-- Recorded data --

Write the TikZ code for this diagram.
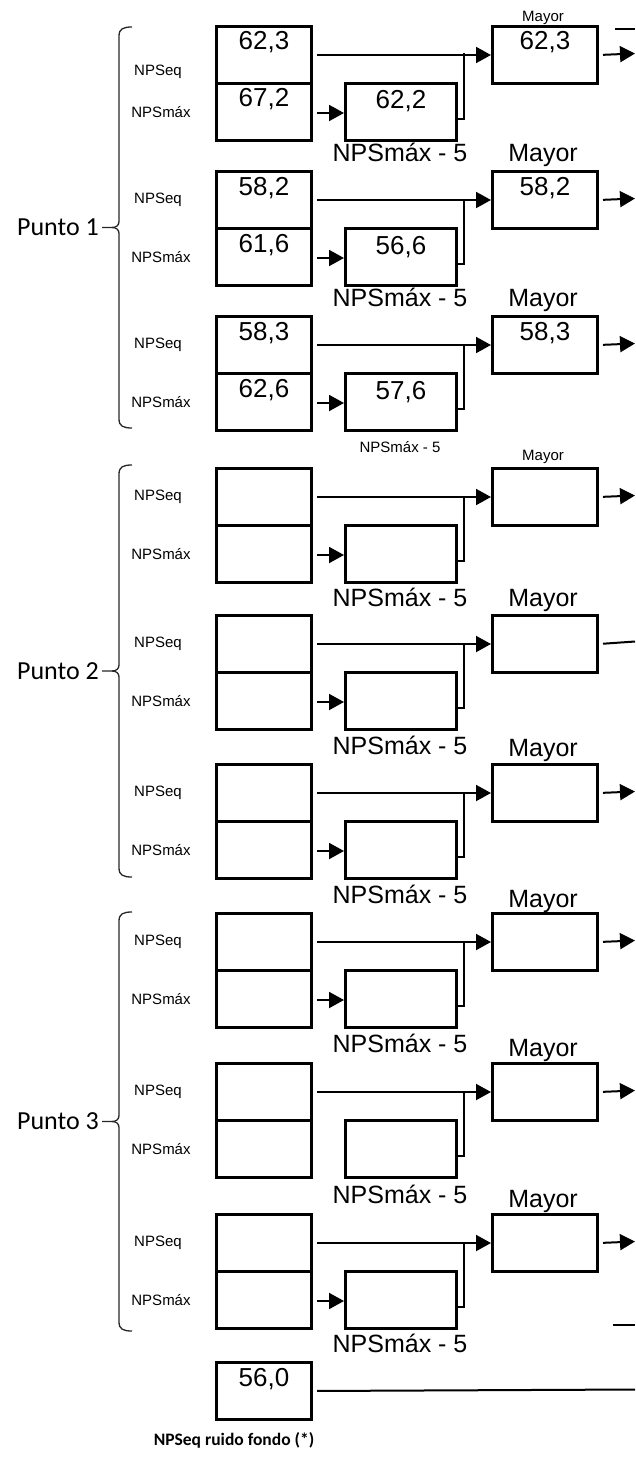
\documentclass[tikz,border=0pt]{standalone}
\usepackage{fontspec}
\setmainfont{Liberation Sans}
\newfontfamily\calibrifont{Carlito}
\usetikzlibrary{arrows.meta}
\newcommand\unitrow[7]{%
  \node[valbox] (#1e) at (215,#2) {};
  \node[valbox] (#1m) at (215,#2+57) {};
  \node[midbox] (#1r) at (344,#2+57) {};
  \node[maybox] (#1y) at (491,#2) {};
  \node[numtxt] (#1et) at ([yshift=-25pt]#1e.north) {#3};
  \node[numtxt] (#1mt) at ([yshift=-25pt]#1m.north) {#4};
  \node[numtxt] (#1rt) at ([yshift=-27pt]#1r.north) {#5};
  \node[numtxt] (#1yt) at ([yshift=-25pt]#1y.north) {#6};
  \coordinate (#1j) at (464,#2+28.5);
  \coordinate (#1k) at (464,#2+94);
  \coordinate (#1a) at (330,#2+88);
  \coordinate (#1o) at (635,#2+28.5);
  \draw[arr,shorten <=4pt] (#1e.east) -- (#1y.west);
  \draw[conn] (#1r.east |- #1k) -| (#1j);
  \node[sidetxt] (#1ls) at (158,#2+#7) {NPSeq};
  \node[sidetxt] (#1lm) at (161,#2+87) {NPSmáx};
}
\newcommand\midarrow[1]{\draw[arr,shorten <=4pt] (#1m.east |- #1a) -- (#1r.west |- #1a);}
\newcommand\outarrow[1]{\draw[arr,shorten <=4pt] (#1y.east) -- (#1o);}
\newcommand\outline[1]{\draw[conn,shorten <=4pt] (#1y.east) -- ([yshift=1pt]#1o);}
\newcommand\bracegroup[4]{%
  \pgfmathsetmacro\bmid{(#1+#2)/2}%
  \draw[brace] (132,#1) .. controls (123,#1) and (119,#1+2) .. (119,#1+9)
    -- (119,\bmid-6) .. controls (119,\bmid-2) and (116,\bmid) .. (112,\bmid)
    -- (102,\bmid);
  \draw[brace] (112,\bmid) .. controls (116,\bmid) and (119,\bmid+2) .. (119,\bmid+6)
    -- (119,#2-9) .. controls (119,#2-2) and (123,#2) .. (132,#2);
  \node[punto] (#3) at (99,\bmid) {#4};
}
\begin{document}
\begin{tikzpicture}[x=1pt,y=-1pt,
  boxst/.style={draw,line width=3pt,inner sep=0pt,anchor=north west,minimum height=57pt},
  valbox/.style={boxst,minimum width=95pt},
  midbox/.style={boxst,minimum width=111pt},
  maybox/.style={boxst,minimum width=105pt},
  numtxt/.style={font=\fontsize{26pt}{30pt}\selectfont,anchor=base,inner sep=0pt},
  bigtxt/.style={font=\fontsize{25pt}{30pt}\selectfont,anchor=base,inner sep=0pt},
  smalltxt/.style={font=\fontsize{15pt}{18pt}\selectfont,anchor=base,inner sep=0pt},
  sidetxt/.style={font=\fontsize{15pt}{18pt}\selectfont,inner sep=0pt},
  conn/.style={line width=2pt},
  arr/.style={conn,-{Triangle[length=15pt,width=16pt]}},
  brace/.style={line width=1.3pt,black!85},
  punto/.style={font=\calibrifont\fontsize{26pt}{30pt}\selectfont,anchor=east,inner sep=0pt},
  foot/.style={font=\calibrifont\bfseries\fontsize{17.5pt}{21pt}\selectfont,anchor=base,inner sep=0pt}
]
\useasboundingbox (0,0) rectangle (635,1461);

% Punto 1
\unitrow{a}{25}{62,3}{67,2}{62,2}{62,3}{47}
\unitrow{b}{170}{58,2}{61,6}{56,6}{58,2}{30}
\unitrow{c}{315}{58,3}{62,6}{57,6}{58,3}{30}
% Punto 2
\unitrow{d}{467}{}{}{}{}{30}
\unitrow{e}{614}{}{}{}{}{30}
\unitrow{f}{763}{}{}{}{}{30}
% Punto 3
\unitrow{g}{912}{}{}{}{}{30}
\unitrow{h}{1062}{}{}{}{}{30}
\unitrow{i}{1213}{}{}{}{}{30}

\foreach \r in {a,b,c,d,e,f,g,i} {\midarrow{\r}}
\foreach \r in {a,b,c,d,f,g,h,i} {\outarrow{\r}}
\outline{e}

% labels between rows
\node[smalltxt] (lm0) at (543,22) {Mayor};
\node[bigtxt] (ln1) at (400,161) {NPSmáx - 5};
\node[bigtxt] (lm1) at (543,161) {Mayor};
\node[bigtxt] (ln2) at (400,306) {NPSmáx - 5};
\node[bigtxt] (lm2) at (543,306) {Mayor};
\node[smalltxt] (ln3) at (400,452) {NPSmáx - 5};
\node[smalltxt] (lm3) at (543,460) {Mayor};
\node[bigtxt] (ln4) at (400,606) {NPSmáx - 5};
\node[bigtxt] (lm4) at (543,606) {Mayor};
\node[bigtxt] (ln5) at (400,754) {NPSmáx - 5};
\node[bigtxt] (lm5) at (543,756) {Mayor};
\node[bigtxt] (ln6) at (400,903) {NPSmáx - 5};
\node[bigtxt] (lm6) at (543,907) {Mayor};
\node[bigtxt] (ln7) at (400,1052) {NPSmáx - 5};
\node[bigtxt] (lm7) at (543,1056) {Mayor};
\node[bigtxt] (ln8) at (400,1203) {NPSmáx - 5};
\node[bigtxt] (lm8) at (543,1207) {Mayor};
\node[bigtxt] (ln9) at (400,1352) {NPSmáx - 5};

% braces
\bracegroup{27}{428}{p1}{Punto 1}
\bracegroup{465}{877}{p2}{Punto 2}
\bracegroup{912}{1331}{p3}{Punto 3}

% background noise box
\node[valbox] (z) at (215,1361) {};
\node[numtxt] (zt) at ([yshift=-25pt]z.north) {56,0};
\coordinate (zo) at (635,1389.5);
\draw[conn,shorten <=4pt] (z.east) -- (zo);
\node[foot] (ft) at (234,1445) {NPSeq ruido fondo (*)};

% short edge lines at right
\coordinate (r1a) at (615,29);
\coordinate (r1b) at (635,29);
\draw[conn] (r1a) -- (r1b);
\coordinate (r2a) at (613,1325);
\coordinate (r2b) at (635,1325);
\draw[conn] (r2a) -- (r2b);
\end{tikzpicture}
\end{document}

-- Task requirements --
Extract the full listing above verbatim; pictures are to be left out of the copy.

-- Answer for the task --
Write the TikZ code for this diagram.
\documentclass[tikz,border=0pt]{standalone}
\usepackage{fontspec}
\setmainfont{Liberation Sans}
\newfontfamily\calibrifont{Carlito}
\usetikzlibrary{arrows.meta}
\newcommand\unitrow[7]{%
  \node[valbox] (#1e) at (215,#2) {};
  \node[valbox] (#1m) at (215,#2+57) {};
  \node[midbox] (#1r) at (344,#2+57) {};
  \node[maybox] (#1y) at (491,#2) {};
  \node[numtxt] (#1et) at ([yshift=-25pt]#1e.north) {#3};
  \node[numtxt] (#1mt) at ([yshift=-25pt]#1m.north) {#4};
  \node[numtxt] (#1rt) at ([yshift=-27pt]#1r.north) {#5};
  \node[numtxt] (#1yt) at ([yshift=-25pt]#1y.north) {#6};
  \coordinate (#1j) at (464,#2+28.5);
  \coordinate (#1k) at (464,#2+94);
  \coordinate (#1a) at (330,#2+88);
  \coordinate (#1o) at (635,#2+28.5);
  \draw[arr,shorten <=4pt] (#1e.east) -- (#1y.west);
  \draw[conn] (#1r.east |- #1k) -| (#1j);
  \node[sidetxt] (#1ls) at (158,#2+#7) {NPSeq};
  \node[sidetxt] (#1lm) at (161,#2+87) {NPSmáx};
}
\newcommand\midarrow[1]{\draw[arr,shorten <=4pt] (#1m.east |- #1a) -- (#1r.west |- #1a);}
\newcommand\outarrow[1]{\draw[arr,shorten <=4pt] (#1y.east) -- (#1o);}
\newcommand\outline[1]{\draw[conn,shorten <=4pt] (#1y.east) -- ([yshift=1pt]#1o);}
\newcommand\bracegroup[4]{%
  \pgfmathsetmacro\bmid{(#1+#2)/2}%
  \draw[brace] (132,#1) .. controls (123,#1) and (119,#1+2) .. (119,#1+9)
    -- (119,\bmid-6) .. controls (119,\bmid-2) and (116,\bmid) .. (112,\bmid)
    -- (102,\bmid);
  \draw[brace] (112,\bmid) .. controls (116,\bmid) and (119,\bmid+2) .. (119,\bmid+6)
    -- (119,#2-9) .. controls (119,#2-2) and (123,#2) .. (132,#2);
  \node[punto] (#3) at (99,\bmid) {#4};
}
\begin{document}
\begin{tikzpicture}[x=1pt,y=-1pt,
  boxst/.style={draw,line width=3pt,inner sep=0pt,anchor=north west,minimum height=57pt},
  valbox/.style={boxst,minimum width=95pt},
  midbox/.style={boxst,minimum width=111pt},
  maybox/.style={boxst,minimum width=105pt},
  numtxt/.style={font=\fontsize{26pt}{30pt}\selectfont,anchor=base,inner sep=0pt},
  bigtxt/.style={font=\fontsize{25pt}{30pt}\selectfont,anchor=base,inner sep=0pt},
  smalltxt/.style={font=\fontsize{15pt}{18pt}\selectfont,anchor=base,inner sep=0pt},
  sidetxt/.style={font=\fontsize{15pt}{18pt}\selectfont,inner sep=0pt},
  conn/.style={line width=2pt},
  arr/.style={conn,-{Triangle[length=15pt,width=16pt]}},
  brace/.style={line width=1.3pt,black!85},
  punto/.style={font=\calibrifont\fontsize{26pt}{30pt}\selectfont,anchor=east,inner sep=0pt},
  foot/.style={font=\calibrifont\bfseries\fontsize{17.5pt}{21pt}\selectfont,anchor=base,inner sep=0pt}
]
\useasboundingbox (0,0) rectangle (635,1461);

% Punto 1
\unitrow{a}{25}{62,3}{67,2}{62,2}{62,3}{47}
\unitrow{b}{170}{58,2}{61,6}{56,6}{58,2}{30}
\unitrow{c}{315}{58,3}{62,6}{57,6}{58,3}{30}
% Punto 2
\unitrow{d}{467}{}{}{}{}{30}
\unitrow{e}{614}{}{}{}{}{30}
\unitrow{f}{763}{}{}{}{}{30}
% Punto 3
\unitrow{g}{912}{}{}{}{}{30}
\unitrow{h}{1062}{}{}{}{}{30}
\unitrow{i}{1213}{}{}{}{}{30}

\foreach \r in {a,b,c,d,e,f,g,i} {\midarrow{\r}}
\foreach \r in {a,b,c,d,f,g,h,i} {\outarrow{\r}}
\outline{e}

% labels between rows
\node[smalltxt] (lm0) at (543,22) {Mayor};
\node[bigtxt] (ln1) at (400,161) {NPSmáx - 5};
\node[bigtxt] (lm1) at (543,161) {Mayor};
\node[bigtxt] (ln2) at (400,306) {NPSmáx - 5};
\node[bigtxt] (lm2) at (543,306) {Mayor};
\node[smalltxt] (ln3) at (400,452) {NPSmáx - 5};
\node[smalltxt] (lm3) at (543,460) {Mayor};
\node[bigtxt] (ln4) at (400,606) {NPSmáx - 5};
\node[bigtxt] (lm4) at (543,606) {Mayor};
\node[bigtxt] (ln5) at (400,754) {NPSmáx - 5};
\node[bigtxt] (lm5) at (543,756) {Mayor};
\node[bigtxt] (ln6) at (400,903) {NPSmáx - 5};
\node[bigtxt] (lm6) at (543,907) {Mayor};
\node[bigtxt] (ln7) at (400,1052) {NPSmáx - 5};
\node[bigtxt] (lm7) at (543,1056) {Mayor};
\node[bigtxt] (ln8) at (400,1203) {NPSmáx - 5};
\node[bigtxt] (lm8) at (543,1207) {Mayor};
\node[bigtxt] (ln9) at (400,1352) {NPSmáx - 5};

% braces
\bracegroup{27}{428}{p1}{Punto 1}
\bracegroup{465}{877}{p2}{Punto 2}
\bracegroup{912}{1331}{p3}{Punto 3}

% background noise box
\node[valbox] (z) at (215,1361) {};
\node[numtxt] (zt) at ([yshift=-25pt]z.north) {56,0};
\coordinate (zo) at (635,1389.5);
\draw[conn,shorten <=4pt] (z.east) -- (zo);
\node[foot] (ft) at (234,1445) {NPSeq ruido fondo (*)};

% short edge lines at right
\coordinate (r1a) at (615,29);
\coordinate (r1b) at (635,29);
\draw[conn] (r1a) -- (r1b);
\coordinate (r2a) at (613,1325);
\coordinate (r2b) at (635,1325);
\draw[conn] (r2a) -- (r2b);
\end{tikzpicture}
\end{document}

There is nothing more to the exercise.